Despite the difficulty that women have, those who have the tenacity to tolerate the copious amounts of testosterone, make significant and distinguished contributions. Emily Roebling (1803-1903) was the first woman field engineer and technical leader of the Brooklyn Bridge. Hedy Lamarre (1913-2000) invented a remote-control communication system for the US military during World War II, upon which all modern-day communication structures are built. Amelia Earhart (1897- 1937) was an aviation pioneer and the first woman to fly across the Atlantic. The list goes on and on… Those claiming that women have not had a prominent impact on science and engineering are simply pedaling fiction. In fact, on average, women perform just as well if not better than men across all engineering fields. Our female counterparts are also renowned for their patience and meticulousness; these are extremely valuable qualities in the ever-evolving world of engineering.
So what needs to change? It’s clear as day that the work environment needs to be transformed for the better since almost half of the women with a scientific degree either discontinue or never enter their field due to bad workplace dynamics. Though that doesn’t explain the persisting low enrolment in technical studies. Educational institutions need to acknowledge their responsibility in removing gender barriers and positively influencing attitudes of young engineers, especially at a high school and university levels.
There are many programs targeted at female high school students to encourage them to pursue Science, Technology, Engineering and Mathematics (STEM) careers. In March 2015, First Lady Michelle Obama launched “Let Girls Learn”, an initiative that aims to help girls have a proper education. It also aspires to remove gender barriers in fields dominated by men. The National Girls Collaborative Project seeks to effectively reach and serve underrepresented girls in STEM. It also gives access to high-quality resources for high school counselors who can encourage female students towards following a scientific career, all whilst making them aware of the current hurdles. These types of initiatives, aimed at inspiring girls towards a technical profession, are paramount in balancing the gender distribution in such fields.
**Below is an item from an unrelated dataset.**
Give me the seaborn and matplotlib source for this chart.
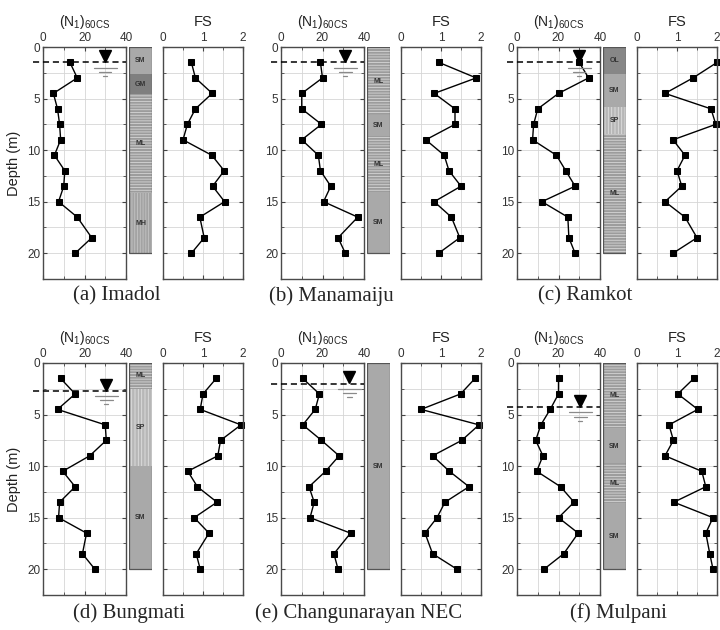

To add more fuel to the fire, it might prove interesting to look at the consequences that arise from a lack of women in science. A drought of women in STEM means that the perspectives of half the world’s population would be absent. This has already led to many issues, notably in the area of health care. It’s currently widely acknowledged that countless women with heart diseases have been misdiagnosed in emergency rooms and sent home, possibly to die from heart attacks. This was because it was incorrectly assumed that women exhibit the same symptoms as men for cardiovascular diseases. The male-dominated cardiology field deemed sex an unimportant variable in the medical research of heart diseases. The National Institute of Health corrected this procedural bias in May 2014 by announcing that the medical researchers it funds will have to always consider sex as a variable in the experiment design and analysis.
The engineering world is anything but a smooth ride for women. It remains a competitive male-dominated industry. Hopefully the gender distribution will start evening-out in the coming decade as more women decide to fly through the glass ceiling and put men to the test.